START Records provided

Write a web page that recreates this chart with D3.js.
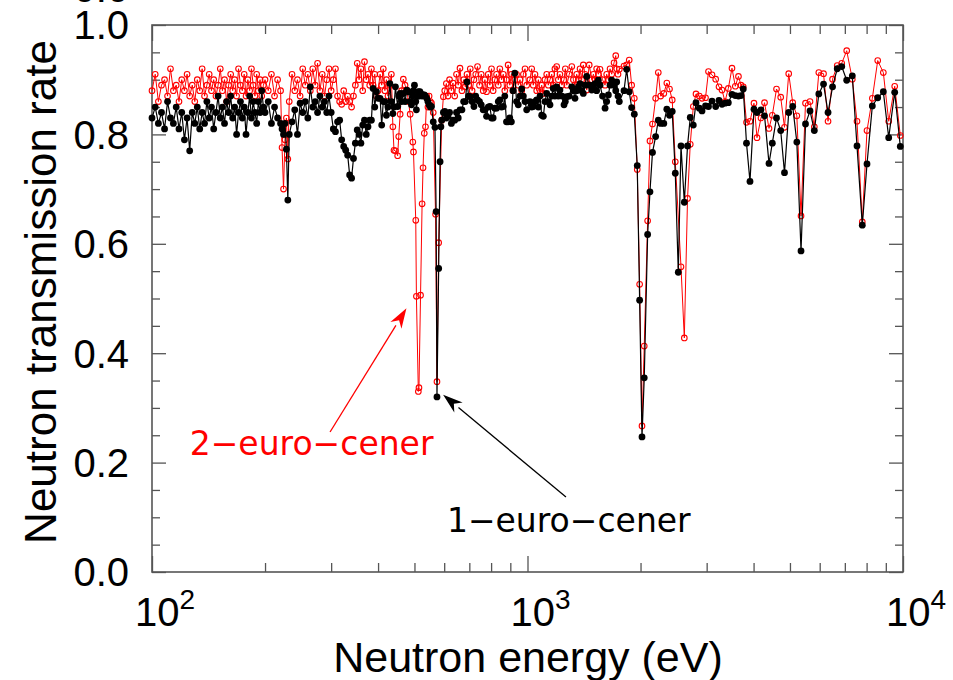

END Records provided
START Records provided

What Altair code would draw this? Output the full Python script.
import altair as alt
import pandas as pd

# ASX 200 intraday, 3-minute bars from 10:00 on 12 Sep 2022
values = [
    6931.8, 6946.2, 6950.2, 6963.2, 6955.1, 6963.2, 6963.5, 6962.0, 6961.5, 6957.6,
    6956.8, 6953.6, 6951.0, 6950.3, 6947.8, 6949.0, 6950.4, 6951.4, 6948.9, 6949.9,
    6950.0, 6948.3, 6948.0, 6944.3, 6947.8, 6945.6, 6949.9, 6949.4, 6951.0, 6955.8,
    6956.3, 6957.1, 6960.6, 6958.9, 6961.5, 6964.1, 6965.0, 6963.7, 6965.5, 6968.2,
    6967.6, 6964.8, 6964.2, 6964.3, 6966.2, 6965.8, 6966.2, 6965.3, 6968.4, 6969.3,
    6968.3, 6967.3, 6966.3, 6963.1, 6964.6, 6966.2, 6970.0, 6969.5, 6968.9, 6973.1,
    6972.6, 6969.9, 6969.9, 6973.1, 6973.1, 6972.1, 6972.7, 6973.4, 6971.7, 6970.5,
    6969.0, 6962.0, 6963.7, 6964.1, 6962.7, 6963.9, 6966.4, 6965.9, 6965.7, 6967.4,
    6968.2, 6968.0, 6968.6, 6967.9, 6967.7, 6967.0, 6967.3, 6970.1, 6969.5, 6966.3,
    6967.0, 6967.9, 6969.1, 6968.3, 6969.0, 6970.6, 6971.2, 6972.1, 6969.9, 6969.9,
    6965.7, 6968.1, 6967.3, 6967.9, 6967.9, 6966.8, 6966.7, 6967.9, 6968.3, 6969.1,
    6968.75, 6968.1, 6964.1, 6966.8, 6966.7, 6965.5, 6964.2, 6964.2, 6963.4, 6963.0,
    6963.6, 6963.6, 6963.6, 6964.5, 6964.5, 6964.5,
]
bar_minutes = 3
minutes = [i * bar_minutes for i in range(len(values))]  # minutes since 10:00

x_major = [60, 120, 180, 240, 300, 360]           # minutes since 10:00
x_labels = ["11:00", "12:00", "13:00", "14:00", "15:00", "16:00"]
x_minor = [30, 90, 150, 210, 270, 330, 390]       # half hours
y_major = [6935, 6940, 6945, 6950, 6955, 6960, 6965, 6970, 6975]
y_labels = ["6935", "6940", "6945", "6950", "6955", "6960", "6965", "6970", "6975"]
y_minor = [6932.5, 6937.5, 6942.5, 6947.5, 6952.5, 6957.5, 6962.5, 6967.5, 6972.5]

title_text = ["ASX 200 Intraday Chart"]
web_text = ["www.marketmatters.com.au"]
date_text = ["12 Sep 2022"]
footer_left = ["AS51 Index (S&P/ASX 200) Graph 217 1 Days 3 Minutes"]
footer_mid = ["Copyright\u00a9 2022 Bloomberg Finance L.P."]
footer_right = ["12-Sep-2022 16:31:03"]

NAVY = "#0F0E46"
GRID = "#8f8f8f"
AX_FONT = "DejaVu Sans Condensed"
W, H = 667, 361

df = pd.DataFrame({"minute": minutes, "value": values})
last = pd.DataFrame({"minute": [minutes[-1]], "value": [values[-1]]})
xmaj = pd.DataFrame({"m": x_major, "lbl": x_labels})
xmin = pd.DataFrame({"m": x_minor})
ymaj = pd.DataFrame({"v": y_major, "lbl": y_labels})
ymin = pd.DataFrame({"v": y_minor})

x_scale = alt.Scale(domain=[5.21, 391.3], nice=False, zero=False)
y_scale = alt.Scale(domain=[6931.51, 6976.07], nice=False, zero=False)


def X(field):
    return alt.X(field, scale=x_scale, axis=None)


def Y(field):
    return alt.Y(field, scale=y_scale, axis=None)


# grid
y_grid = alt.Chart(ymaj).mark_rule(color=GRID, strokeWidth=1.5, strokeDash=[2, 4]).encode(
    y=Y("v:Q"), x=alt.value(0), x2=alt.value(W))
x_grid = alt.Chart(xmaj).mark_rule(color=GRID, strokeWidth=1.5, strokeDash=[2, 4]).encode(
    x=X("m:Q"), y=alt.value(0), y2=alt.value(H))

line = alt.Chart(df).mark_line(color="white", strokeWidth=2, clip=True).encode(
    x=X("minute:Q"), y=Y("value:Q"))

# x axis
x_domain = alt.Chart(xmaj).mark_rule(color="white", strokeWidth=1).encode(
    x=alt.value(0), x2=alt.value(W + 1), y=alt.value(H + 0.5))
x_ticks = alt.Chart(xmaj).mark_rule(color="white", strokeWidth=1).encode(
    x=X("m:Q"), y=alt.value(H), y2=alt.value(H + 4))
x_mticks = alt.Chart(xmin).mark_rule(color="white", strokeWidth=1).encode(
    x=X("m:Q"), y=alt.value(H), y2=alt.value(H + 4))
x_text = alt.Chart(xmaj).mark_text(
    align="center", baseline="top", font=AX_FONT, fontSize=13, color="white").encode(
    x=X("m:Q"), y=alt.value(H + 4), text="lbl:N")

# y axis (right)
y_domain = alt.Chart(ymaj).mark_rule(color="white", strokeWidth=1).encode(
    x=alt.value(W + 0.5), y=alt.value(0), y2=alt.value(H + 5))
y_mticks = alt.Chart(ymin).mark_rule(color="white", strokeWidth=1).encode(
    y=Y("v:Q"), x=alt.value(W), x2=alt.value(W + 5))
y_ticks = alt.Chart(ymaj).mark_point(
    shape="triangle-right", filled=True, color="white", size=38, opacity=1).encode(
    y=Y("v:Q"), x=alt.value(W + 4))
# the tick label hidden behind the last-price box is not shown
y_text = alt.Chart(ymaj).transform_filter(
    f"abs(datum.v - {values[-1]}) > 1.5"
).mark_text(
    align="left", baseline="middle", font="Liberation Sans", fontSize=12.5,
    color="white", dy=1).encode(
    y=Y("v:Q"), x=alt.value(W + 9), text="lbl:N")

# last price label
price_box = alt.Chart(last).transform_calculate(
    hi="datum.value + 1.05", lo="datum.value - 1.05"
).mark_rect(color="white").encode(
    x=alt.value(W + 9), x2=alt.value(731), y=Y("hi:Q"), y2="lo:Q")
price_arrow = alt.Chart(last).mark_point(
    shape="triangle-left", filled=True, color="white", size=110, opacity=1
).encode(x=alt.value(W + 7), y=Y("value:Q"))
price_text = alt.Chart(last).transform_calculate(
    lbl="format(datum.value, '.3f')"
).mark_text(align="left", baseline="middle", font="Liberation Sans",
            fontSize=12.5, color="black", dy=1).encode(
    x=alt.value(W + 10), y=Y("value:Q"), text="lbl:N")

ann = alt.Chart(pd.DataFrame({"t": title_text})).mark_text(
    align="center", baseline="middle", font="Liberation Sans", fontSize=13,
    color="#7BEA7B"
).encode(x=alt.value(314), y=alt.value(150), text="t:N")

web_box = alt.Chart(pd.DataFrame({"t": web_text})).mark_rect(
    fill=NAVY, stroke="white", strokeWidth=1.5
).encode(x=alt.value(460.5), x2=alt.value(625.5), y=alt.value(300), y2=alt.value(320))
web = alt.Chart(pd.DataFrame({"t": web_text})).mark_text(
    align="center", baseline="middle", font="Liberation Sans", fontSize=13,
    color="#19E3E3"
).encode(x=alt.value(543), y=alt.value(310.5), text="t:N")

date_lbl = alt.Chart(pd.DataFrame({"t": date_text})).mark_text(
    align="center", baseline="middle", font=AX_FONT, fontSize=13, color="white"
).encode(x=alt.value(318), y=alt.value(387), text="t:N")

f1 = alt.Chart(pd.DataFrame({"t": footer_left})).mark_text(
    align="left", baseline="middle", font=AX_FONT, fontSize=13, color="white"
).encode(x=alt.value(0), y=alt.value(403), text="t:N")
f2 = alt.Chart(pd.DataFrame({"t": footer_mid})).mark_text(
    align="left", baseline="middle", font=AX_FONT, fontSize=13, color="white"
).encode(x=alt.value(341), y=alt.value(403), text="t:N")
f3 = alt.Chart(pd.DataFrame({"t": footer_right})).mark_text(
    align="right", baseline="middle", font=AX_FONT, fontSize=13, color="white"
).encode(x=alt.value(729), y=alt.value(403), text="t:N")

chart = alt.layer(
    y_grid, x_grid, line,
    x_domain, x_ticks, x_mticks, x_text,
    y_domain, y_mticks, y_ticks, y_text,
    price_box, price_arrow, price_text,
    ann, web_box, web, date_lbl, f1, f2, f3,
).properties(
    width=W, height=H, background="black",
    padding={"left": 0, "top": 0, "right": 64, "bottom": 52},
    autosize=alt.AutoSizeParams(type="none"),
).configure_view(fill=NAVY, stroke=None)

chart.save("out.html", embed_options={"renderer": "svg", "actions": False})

END Records provided
START Records provided

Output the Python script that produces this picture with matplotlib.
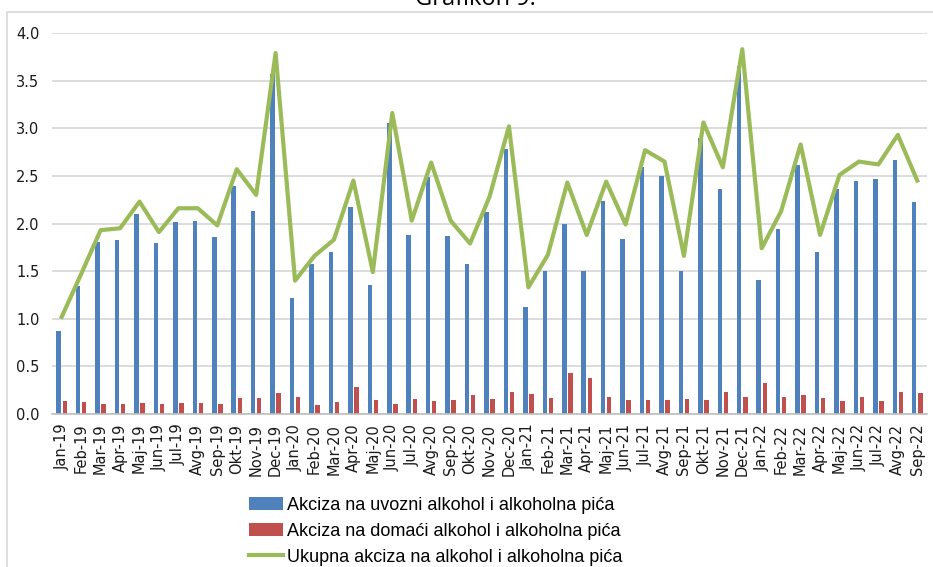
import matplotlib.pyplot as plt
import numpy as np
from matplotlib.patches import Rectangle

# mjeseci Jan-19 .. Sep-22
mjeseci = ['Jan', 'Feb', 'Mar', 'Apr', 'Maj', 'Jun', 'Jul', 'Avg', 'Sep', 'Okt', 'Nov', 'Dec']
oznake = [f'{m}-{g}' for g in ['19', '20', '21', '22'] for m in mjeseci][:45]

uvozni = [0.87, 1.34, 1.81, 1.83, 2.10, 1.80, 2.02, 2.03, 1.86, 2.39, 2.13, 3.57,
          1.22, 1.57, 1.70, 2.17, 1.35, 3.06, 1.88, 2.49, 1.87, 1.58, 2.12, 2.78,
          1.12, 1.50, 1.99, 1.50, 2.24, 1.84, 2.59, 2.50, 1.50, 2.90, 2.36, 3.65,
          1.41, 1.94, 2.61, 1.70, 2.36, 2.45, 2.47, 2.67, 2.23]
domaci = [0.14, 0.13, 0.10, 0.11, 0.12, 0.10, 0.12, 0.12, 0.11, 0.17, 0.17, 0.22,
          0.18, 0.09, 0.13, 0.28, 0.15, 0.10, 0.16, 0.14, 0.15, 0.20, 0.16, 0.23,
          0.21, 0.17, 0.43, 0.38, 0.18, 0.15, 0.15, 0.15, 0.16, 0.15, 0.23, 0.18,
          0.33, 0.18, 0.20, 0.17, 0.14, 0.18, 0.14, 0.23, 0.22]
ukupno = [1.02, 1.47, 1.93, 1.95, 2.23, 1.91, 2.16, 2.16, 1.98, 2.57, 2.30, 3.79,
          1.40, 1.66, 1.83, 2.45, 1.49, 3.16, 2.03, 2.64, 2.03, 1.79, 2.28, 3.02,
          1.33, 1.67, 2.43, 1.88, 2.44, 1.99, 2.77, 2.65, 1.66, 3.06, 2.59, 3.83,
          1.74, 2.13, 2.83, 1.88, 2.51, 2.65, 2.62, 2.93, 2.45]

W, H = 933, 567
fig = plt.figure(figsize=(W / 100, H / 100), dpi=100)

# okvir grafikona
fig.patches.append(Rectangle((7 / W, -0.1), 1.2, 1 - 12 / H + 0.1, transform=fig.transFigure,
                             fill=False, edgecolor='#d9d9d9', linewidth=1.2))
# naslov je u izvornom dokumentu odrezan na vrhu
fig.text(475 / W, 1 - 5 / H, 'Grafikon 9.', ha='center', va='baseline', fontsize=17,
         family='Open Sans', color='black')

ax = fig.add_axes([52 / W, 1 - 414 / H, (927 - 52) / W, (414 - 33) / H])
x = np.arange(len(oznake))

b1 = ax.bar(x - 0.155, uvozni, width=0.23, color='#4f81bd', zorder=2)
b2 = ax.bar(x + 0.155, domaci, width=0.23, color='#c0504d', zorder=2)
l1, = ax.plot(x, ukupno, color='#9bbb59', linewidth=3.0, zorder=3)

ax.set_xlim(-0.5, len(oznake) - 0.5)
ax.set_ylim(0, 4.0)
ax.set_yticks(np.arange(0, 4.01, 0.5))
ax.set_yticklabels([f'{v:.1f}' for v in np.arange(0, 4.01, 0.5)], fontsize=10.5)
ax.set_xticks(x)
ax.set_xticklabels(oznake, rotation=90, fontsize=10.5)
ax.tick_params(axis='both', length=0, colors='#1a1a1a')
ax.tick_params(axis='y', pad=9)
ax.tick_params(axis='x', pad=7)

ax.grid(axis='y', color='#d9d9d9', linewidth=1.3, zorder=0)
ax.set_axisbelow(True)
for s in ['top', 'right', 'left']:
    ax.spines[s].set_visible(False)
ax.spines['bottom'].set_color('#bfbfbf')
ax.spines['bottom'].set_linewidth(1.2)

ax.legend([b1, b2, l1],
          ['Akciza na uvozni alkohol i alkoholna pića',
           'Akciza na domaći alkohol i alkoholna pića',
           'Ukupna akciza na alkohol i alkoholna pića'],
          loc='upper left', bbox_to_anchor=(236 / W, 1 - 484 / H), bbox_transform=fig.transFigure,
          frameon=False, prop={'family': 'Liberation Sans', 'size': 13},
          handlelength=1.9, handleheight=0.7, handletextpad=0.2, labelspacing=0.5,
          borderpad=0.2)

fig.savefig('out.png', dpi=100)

END Records provided

Directions: Exactly and only the lines from the line with "Output the Python" to the line with "1.74, 2.13, 2.83, 1.88, 2.51, 2.65, 2.62, 2.93, 2.45]", both ends included, should be echoed. Do not carry over the pictures.

Complete answer:
Output the Python script that produces this picture with matplotlib.
import matplotlib.pyplot as plt
import numpy as np
from matplotlib.patches import Rectangle

# mjeseci Jan-19 .. Sep-22
mjeseci = ['Jan', 'Feb', 'Mar', 'Apr', 'Maj', 'Jun', 'Jul', 'Avg', 'Sep', 'Okt', 'Nov', 'Dec']
oznake = [f'{m}-{g}' for g in ['19', '20', '21', '22'] for m in mjeseci][:45]

uvozni = [0.87, 1.34, 1.81, 1.83, 2.10, 1.80, 2.02, 2.03, 1.86, 2.39, 2.13, 3.57,
          1.22, 1.57, 1.70, 2.17, 1.35, 3.06, 1.88, 2.49, 1.87, 1.58, 2.12, 2.78,
          1.12, 1.50, 1.99, 1.50, 2.24, 1.84, 2.59, 2.50, 1.50, 2.90, 2.36, 3.65,
          1.41, 1.94, 2.61, 1.70, 2.36, 2.45, 2.47, 2.67, 2.23]
domaci = [0.14, 0.13, 0.10, 0.11, 0.12, 0.10, 0.12, 0.12, 0.11, 0.17, 0.17, 0.22,
          0.18, 0.09, 0.13, 0.28, 0.15, 0.10, 0.16, 0.14, 0.15, 0.20, 0.16, 0.23,
          0.21, 0.17, 0.43, 0.38, 0.18, 0.15, 0.15, 0.15, 0.16, 0.15, 0.23, 0.18,
          0.33, 0.18, 0.20, 0.17, 0.14, 0.18, 0.14, 0.23, 0.22]
ukupno = [1.02, 1.47, 1.93, 1.95, 2.23, 1.91, 2.16, 2.16, 1.98, 2.57, 2.30, 3.79,
          1.40, 1.66, 1.83, 2.45, 1.49, 3.16, 2.03, 2.64, 2.03, 1.79, 2.28, 3.02,
          1.33, 1.67, 2.43, 1.88, 2.44, 1.99, 2.77, 2.65, 1.66, 3.06, 2.59, 3.83,
          1.74, 2.13, 2.83, 1.88, 2.51, 2.65, 2.62, 2.93, 2.45]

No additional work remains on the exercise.